Warning: Using `size` aesthetic for lines was deprecated in ggplot2 3.4.0.
ℹ Please use `linewidth` instead.

# Compute total athletes per year
total_athletes_per_year <- athlete_counts %>%
  group_by(year) %>%
  summarise(total_athletes = sum(athlete_count))

# Merge to calculate proportion
athlete_counts_two <- athlete_counts %>%
  left_join(total_athletes_per_year, by = "year") %>%
  mutate(proportion = athlete_count / total_athletes,
         year=fct_rev(factor(year)))


summer_filt <- athlete_counts_two |>
  filter(season== "Summer")

winter_filt <- athlete_counts_two |>
  filter(season== "Winter")

summer_plot <- summer_filt |>
ggplot(aes(x = athlete_count, y = year, fill = as.factor(global_south))) +
  geom_bar(stat = "identity", position = "fill") +  # Normalize bars to 100%
  labs(
      x = "", y = "", fill = "") +
  scale_x_continuous(labels = scales::percent) +  
  theme_solarized() +
  theme(
    plot.title = element_text(hjust=0.2), 
    axis.text.x = element_text(hjust = 1),
    legend.position = "top",
    legend.text = element_text(color = "#5a6363")
    ) +
  scale_fill_manual(values = c("#636b3d", "#f5d28c"), labels = c("Global North Countries", "Global South Countries")) +
  facet_wrap(vars(season)) +
    guides(
    fill = guide_legend(reverse = TRUE)
  )


winter_plot <- winter_filt |>
ggplot(aes(x = athlete_count, y = year, fill = as.factor(global_south))) +
  geom_bar(stat = "identity", position = "fill") +  # Normalize bars to 100%
  labs(
       x = "Proportion of Countries", y = "", fill = "") +
  scale_x_continuous(labels = scales::percent) +  
  theme_solarized() +
  theme(
    plot.title = element_text(hjust=0.2), 
    axis.text.x = element_text(hjust = 1, color = "#5a6363"), 
    axis.title.x = element_text(hjust = -0.4, color = "#5a6363"),
    legend.position = "top",
    legend.justification = c(0.5, 0), 
    legend.text = element_text(color = "#5a6363")
    ) +
  scale_fill_manual(values = c("#4a6583","#ddf4ff"), labels = c("Global North Countries", "Global South Countries")) +
  facet_wrap(vars(season)) +
  guides(
    fill = guide_legend(reverse = TRUE)
  )

(summer_plot*winter_plot)+plot_annotation(
  title = "Proportion of Athletes in the Global South versus Global North",
  caption = "Data Source:120 years of Olympic history: athletes and results by rgriffin, Worldwide Bureaucracy Index",
  theme = theme(plot.title =element_text(face = "bold",hjust = 0.5,
  size = 12,color="#373d3d",margin = margin(t=17,b=0,r=0,l=0)),
                plot.background = element_rect(fill="#fdf6e3"))
)

Discussion

The line chart revealed some rather interesting data regarding the prevalence of Global South nations in the Olympics. After including the Soviet Union into our data set, the prevalence of Olympic participation from the Global South jumped dramatically. It is interesting to see that the Global South participation in the Olympic Games is far less than the Global North despite the dramatically larger population of 6 billion people as of March 2025, compared to the Global North’s approximate 1.6 billion people (worldeconomics.com). We were also able to see the how political events shaped the number of athletes participating. For example, the boycott of the 1980 Moscow Olympic Games (as a consequence of the USSR invasion of Afghanistan) show how dramatically the Global North’s participation fell compared to the participation of the Global South, which actually increased that year. Similarly, in 1992, the year after the official dissolution of the Soviet Union, there is a dramatic drop in participation from the Global South as the participation of the Global North rises dramatically. The Winter Games as depicted on the line chart has far fewer members and appears to have less of a reaction to political events as the volatile and more popular Summer Games. Most notably, the decrease in participation from the Global South after 1991 appears to be far less than the Summer Games. However, more information about these changes would be better analyzed with a proportional bar chart.

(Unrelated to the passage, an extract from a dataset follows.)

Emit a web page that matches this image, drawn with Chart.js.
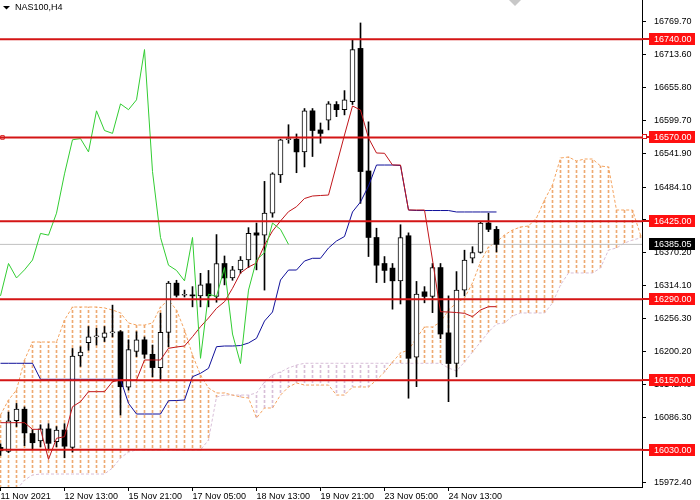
<!DOCTYPE html>
<html>
<head>
<meta charset="utf-8">
<script src="https://cdn.jsdelivr.net/npm/chart.js@4.4.1/dist/chart.umd.min.js"></script>
<style>
  html, body { margin: 0; padding: 0; background: #fff; }
  canvas { display: block; }
</style>
</head>
<body>
<canvas id="chart" width="700" height="500" style="width:700px;height:500px"></canvas>
<script>
// time axis labels, every 8th H4 bar
const xLabels = ["11 Nov 2021", "12 Nov 13:00", "15 Nov 21:00", "17 Nov 05:00",
                 "18 Nov 13:00", "19 Nov 21:00", "23 Nov 05:00", "24 Nov 13:00"];
const xTickBars = [0, 8, 16, 24, 32, 40, 48, 56];

// price axis ticks
const yTicks = [16769.70, 16713.60, 16655.80, 16599.70, 16541.90, 16484.10, 16428.00,
                16370.20, 16314.10, 16256.30, 16200.20, 16142.40, 16086.30, 16028.50, 15972.40];

// horizontal levels and last price
const levels = [16740, 16570, 16425, 16290, 16150, 16030];
const lastPrice = 16385.05;

// NAS100 H4 candles
const opens  = [16034,16027,16080,16100,16058,16045,16066,16044,16064,16034,
                16192,16215,16225,16224,16232,16234,16138,16200,16220,16195,
                16172,16233,16318,16297,16297,16296,16317,16295,16352,16327,
                16341,16358,16405,16401,16439,16505,16566,16567,16545,16616,
                16583,16600,16627,16618,16632,16724,16512,16397,16352,16344,
                16322,16400,16190,16303,16295,16345,16232,16179,16306,16361,
                16371,16422,16411];
const highs  = [16040,16095,16110,16104,16065,16073,16075,16070,16075,16205,
                16208,16243,16240,16243,16280,16236,16220,16234,16225,16211,
                16266,16321,16323,16306,16312,16335,16340,16402,16365,16347,
                16364,16414,16422,16494,16509,16567,16592,16576,16620,16620,
                16595,16632,16632,16651,16738,16768,16597,16413,16364,16352,
                16419,16405,16321,16312,16352,16352,16296,16338,16375,16381,
                16424,16439,16416];
const lows   = [16020,16025,16070,16037,16030,16035,16030,16035,16016,16026,
                16174,16202,16211,16217,16225,16090,16133,16191,16188,16156,
                16150,16208,16294,16294,16277,16277,16277,16285,16315,16323,
                16335,16345,16341,16306,16432,16492,16560,16509,16519,16537,
                16560,16583,16606,16609,16627,16456,16364,16319,16319,16273,
                16282,16119,16139,16284,16267,16222,16113,16156,16296,16353,
                16370,16407,16372];
const closes = [16028,16080,16100,16059,16042,16066,16041,16064,16036,16192,
                16199,16225,16226,16232,16233,16139,16203,16220,16195,16172,
                16233,16318,16297,16298,16296,16315,16296,16352,16327,16341,
                16358,16404,16401,16439,16507,16566,16568,16545,16616,16582,
                16577,16628,16618,16635,16722,16511,16397,16349,16340,16322,
                16397,16188,16299,16295,16345,16230,16179,16306,16358,16371,
                16422,16411,16385.05];

// Ichimoku lines
const tenkan = [16076.7,16076.7,16076.7,16076.7,16065.2,16065.2,16013.3,16049.7,16052.4,16104.3,
                16113.0,16130.3,16130.3,16130.3,16147.6,16150.5,16150.5,16150.5,16185.1,16185.1,
                16185.1,16205.3,16207.6,16209.3,16225.4,16242.7,16257.7,16274.5,16285.9,16309.1,
                16335.6,16345.9,16352.8,16384.0,16408.2,16425.5,16441.6,16450.2,16464.4,16468.7,
                16469.6,16470.4,16522.3,16574.2,16624.4,16617.5,16569.0,16543.1,16542.6,16522.3,
                16522.3,16444.5,16444.5,16444.5,16358.0,16268.6,16268.1,16267.2,16265.8,16260.0,
                16271.6,16277.3,16277.3];
const kijun  = [16179.4,16179.4,16179.4,16179.4,16179.4,16151.7,16151.7,16151.7,16151.7,16151.7,
                16151.7,16151.7,16151.7,16151.7,16151.7,16151.7,16110.2,16091.7,16091.7,16091.7,
                16091.7,16114.7,16115.0,16115.9,16156.2,16162.1,16170.7,16208.1,16209.3,16209.3,
                16210.1,16214.5,16222.6,16252.5,16268.1,16323.4,16340.7,16340.7,16356.3,16361.0,
                16361.0,16378.8,16390.9,16398.7,16441.1,16458.4,16486.0,16522.3,16522.3,16522.3,
                16521.5,16444.5,16443.6,16443.6,16443.6,16443.6,16443.6,16441.1,16441.1,16441.1,
                16441.1,16441.1,16441.1];
const spanA  = [16089.9,16115.9,16133.2,16185.1,16216.2,16216.2,16216.2,16216.2,16254.3,16276.7,
                16276.7,16276.7,16276.7,16275.0,16271.6,16266.4,16249.1,16245.6,16245.6,16249.1,
                16276.7,16288.9,16271.6,16237.0,16193.7,16159.1,16136.7,16128.0,16128.0,16124.5,
                16121.1,16119.4,16084.8,16102.1,16102.1,16124.5,16138.4,16145.3,16141.8,16141.8,
                16141.8,16141.8,16124.5,16124.5,16138.4,16138.4,16138.4,16150.5,16164.3,16181.6,
                16197.2,16202.4,16223.1,16242.2,16242.2,16250.8,16271.6,16283.7,16292.3,16318.3,
                16354.6,16380.5,16389.2,16401.3,16409.9,16415.1,16416.8,16430.7,16461.8,16487.8,
                16534.4,16536.2,16529.2,16532.7,16532.7,16520.6,16518.9,16444.5,16444.5,16444.5,
                16401.3];
const spanB  = [15942.9,15948.1,15960.2,15977.5,15986.2,15987.9,15987.9,15987.9,15987.9,15987.9,
                15987.9,15987.9,15987.9,15987.9,15998.3,16015.6,16026.0,16029.5,16029.5,16029.5,
                16029.5,16029.5,16029.5,16029.5,16029.5,16029.5,16046.7,16121.1,16124.5,16124.5,
                16124.5,16124.5,16128.0,16147.0,16159.1,16164.3,16171.2,16176.4,16179.4,16179.4,
                16179.4,16179.4,16179.4,16179.4,16179.4,16179.4,16179.4,16179.4,16179.4,16179.4,
                16179.4,16179.4,16179.4,16179.4,16179.4,16179.4,16171.2,16166.1,16181.6,16198.9,
                16216.2,16233.5,16247.4,16249.1,16261.2,16266.4,16266.4,16266.4,16266.4,16283.7,
                16314.8,16335.6,16335.6,16335.6,16335.6,16344.2,16375.3,16378.8,16387.4,16392.6,
                16396.1];
const chikouShift = 26;

const X_MIN = -0.0625;          // half a pixel so 1px marks sit on whole pixels
const X_MAX = X_MIN + 642 / 8;  // 8 px per bar
const Y_MIN = 15965.45, Y_MAX = 16807.7;

const LEVEL_RED = '#d41515';
const SANDY = '#f4a460', THISTLE = '#d8bfd8';
const FONT = '"Liberation Sans", Arial, sans-serif';

let canvas = document.getElementById('chart');
let ctx0 = canvas.getContext('2d');

function hatch(color) {
    let c = document.createElement('canvas');
    c.width = 1; c.height = 5;
    let g = c.getContext('2d');
    g.fillStyle = color;
    g.fillRect(0, 0, 1, 3);
    return ctx0.createPattern(c, 'repeat');
}
let sandyHatch = hatch('#eeaa72');
let thistleHatch = hatch(THISTLE);

let up = i => closes[i] >= opens[i];
let pts = arr => arr.map((v, i) => ({ x: i, y: v }));
let flat = v => [{ x: X_MIN, y: v }, { x: X_MAX, y: v }];

let datasets = [];

// horizontal levels on top
levels.forEach(v => {
    datasets.push({ type: 'line', data: flat(v), borderColor: LEVEL_RED, borderWidth: 2,
                    pointRadius: 0, order: 0 });
});

// selection handle at the left end of the 16570 line
datasets.push({ type: 'scatter', data: [{ x: X_MIN + 2.5 / 8, y: 16570 }], pointStyle: 'rect',
                pointRadius: 2.5, backgroundColor: '#fff', borderColor: LEVEL_RED, borderWidth: 1,
                order: 0, clip: false });

datasets.push({ type: 'line', label: 'Chikou', data: pts(closes.slice(chikouShift)),
                borderColor: '#32cd32', borderWidth: 1, pointRadius: 0, order: 1 });
datasets.push({ type: 'line', label: 'Tenkan', data: pts(tenkan),
                borderColor: '#c0161b', borderWidth: 1, pointRadius: 0, order: 1 });
datasets.push({ type: 'line', label: 'Kijun', data: pts(kijun),
                borderColor: '#10109a', borderWidth: 1, pointRadius: 0, order: 1 });

// candle bodies
datasets.push({ type: 'bar', label: 'Body',
                data: opens.map((o, i) => ({ x: i, y: [o, closes[i]] })),
                backgroundColor: c => up(c.dataIndex) ? '#ffffff' : '#000000',
                borderColor: '#000000',
                borderWidth: c => up(c.dataIndex) ? 1 : 0,
                borderSkipped: false, barThickness: 5, minBarLength: 1,
                grouped: false, order: 2 });
// wicks
datasets.push({ type: 'bar', label: 'Wick',
                data: lows.map((l, i) => ({ x: i, y: [l, highs[i]] })),
                backgroundColor: '#000000', borderWidth: 0, barThickness: 1,
                grouped: false, order: 3 });

datasets.push({ type: 'line', label: 'Bid', data: flat(lastPrice), borderColor: '#c0c0c0',
                borderWidth: 1, pointRadius: 0, order: 4 });

datasets.push({ type: 'line', label: 'Span A', data: pts(spanA), borderColor: SANDY,
                borderDash: [3, 2], borderWidth: 1, pointRadius: 0, order: 5 });
datasets.push({ type: 'line', label: 'Span B', data: pts(spanB), borderColor: THISTLE,
                borderDash: [3, 2], borderWidth: 1, pointRadius: 0, order: 5 });

// cloud hatching
datasets.push({ type: 'bar', label: 'Cloud',
                data: spanA.map((a, i) => ({ x: i, y: [a, spanB[i]] })),
                backgroundColor: c => spanA[c.dataIndex] >= spanB[c.dataIndex] ? sandyHatch : thistleHatch,
                borderWidth: 0, barThickness: 1, grouped: false, order: 6 });

// title, axis price labels, markers
let overlay = {
    id: 'overlay',
    afterDraw(chart) {
        let ctx = chart.ctx;
        let ys = chart.scales.y;
        let area = chart.chartArea;
        ctx.save();

        ctx.fillStyle = '#000';
        ctx.beginPath();
        ctx.moveTo(3, 6); ctx.lineTo(10, 6); ctx.lineTo(6.5, 9.5);
        ctx.closePath(); ctx.fill();
        ctx.font = '9px ' + FONT;
        ctx.textBaseline = 'middle';
        ctx.textAlign = 'left';
        ctx.fillText('NAS100,H4', 15, 8);

        // chart shift marker
        ctx.fillStyle = '#c8c8c8';
        ctx.beginPath();
        ctx.moveTo(area.left + 509, 0); ctx.lineTo(area.left + 521, 0); ctx.lineTo(area.left + 515, 6);
        ctx.closePath(); ctx.fill();

        let boxL = area.right + 7;
        levels.forEach(v => {
            let py = Math.round(ys.getPixelForValue(v));
            ctx.fillStyle = LEVEL_RED;
            ctx.fillRect(area.right, py - 1, boxL - area.right, 2);
            ctx.fillStyle = '#ff1010';
            ctx.fillRect(boxL, py - 6, 46, 12);
            ctx.fillStyle = '#fff';
            ctx.fillText(v.toFixed(2), boxL + 5, py + 0.5);
        });

        let pp = Math.round(ys.getPixelForValue(lastPrice));
        ctx.fillStyle = '#000';
        ctx.fillRect(boxL, pp - 6, 46, 12);
        ctx.fillStyle = '#fff';
        ctx.fillText(lastPrice.toFixed(2), boxL + 5, pp + 0.5);

        // right end handle of 16570 line
        let sy = Math.round(ys.getPixelForValue(16570));
        ctx.fillStyle = '#fff';
        ctx.fillRect(area.right + 0.5, sy - 2.5, 4, 4);
        ctx.strokeStyle = LEVEL_RED;
        ctx.lineWidth = 1;
        ctx.strokeRect(area.right + 0.5, sy - 2.5, 4, 4);

        ctx.restore();
    }
};

new Chart(canvas, {
    type: 'bar',
    data: { datasets: datasets },
    options: {
        responsive: false,
        animation: false,
        devicePixelRatio: 1,
        events: [],
        layout: { padding: 0, autoPadding: false },
        plugins: { legend: { display: false }, tooltip: { enabled: false } },
        scales: {
            x: {
                type: 'linear', min: X_MIN, max: X_MAX, offset: false,
                afterBuildTicks: s => { s.ticks = xTickBars.map(v => ({ value: v })); },
                afterFit: s => { s.height = 13; s.paddingLeft = 0; s.paddingRight = 0; },
                ticks: {
                    autoSkip: false, maxRotation: 0, minRotation: 0, align: 'start', padding: 0,
                    color: '#000', font: { family: FONT, size: 9 },
                    callback: (v, i) => xLabels[i]
                },
                grid: { drawOnChartArea: false, offset: false, drawTicks: true, tickLength: 4, tickColor: '#000' },
                border: { display: true, color: '#000', width: 1 }
            },
            y: {
                type: 'linear', position: 'right', min: Y_MIN, max: Y_MAX,
                afterBuildTicks: s => { s.ticks = yTicks.map(v => ({ value: v })); },
                afterFit: s => { s.width = 58; s.paddingTop = 0; s.paddingBottom = 0; },
                ticks: {
                    autoSkip: false, padding: 8, color: '#000', font: { family: FONT, size: 9 },
                    callback: v => v.toFixed(2)
                },
                grid: { drawOnChartArea: false, drawTicks: true, tickLength: 4, tickColor: '#000' },
                border: { display: true, color: '#000', width: 1 }
            }
        }
    },
    plugins: [overlay]
});
</script>
</body>
</html>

Our proportional bar chart is better able to show us the difference between the Winter and Summer games in their proportional participation and how that participation actually changes betweent he years. Here we can more clearly see the dramatic drop in participation of the Global South in 1992 after the fall of the Soviet Union in the Summer Games and its less dramatic drop in the Winter Games of the same year. It was also surprising to see how flat the proportional increase of Winter Games participation is, though this makes some sense considering that the majority of the population in the Global South does not live near winter weather. The Summer games is increasing at a faster rate, but still appears to be far less than I would have thought, especially considering the growth of economies like China, Vietnam, India, and Brazil in the past two decades.

It would also be interesting to not that while not shown in the graph, the majority of events in the Olympic Games originate from Europe and the United States. The former chair of the IOC was Thomas Bach, a US citizen, who added three Olympic swimming events during his tenure between 2013 and 2021– a sport which is dominated by the US. Also added in 2013 was Olympic High Diving, also partially dominated by the US. If there were more events which featured non-Western sports, such as Kushti or Sepak Takraw, would there be greater participation from our southern neighbors?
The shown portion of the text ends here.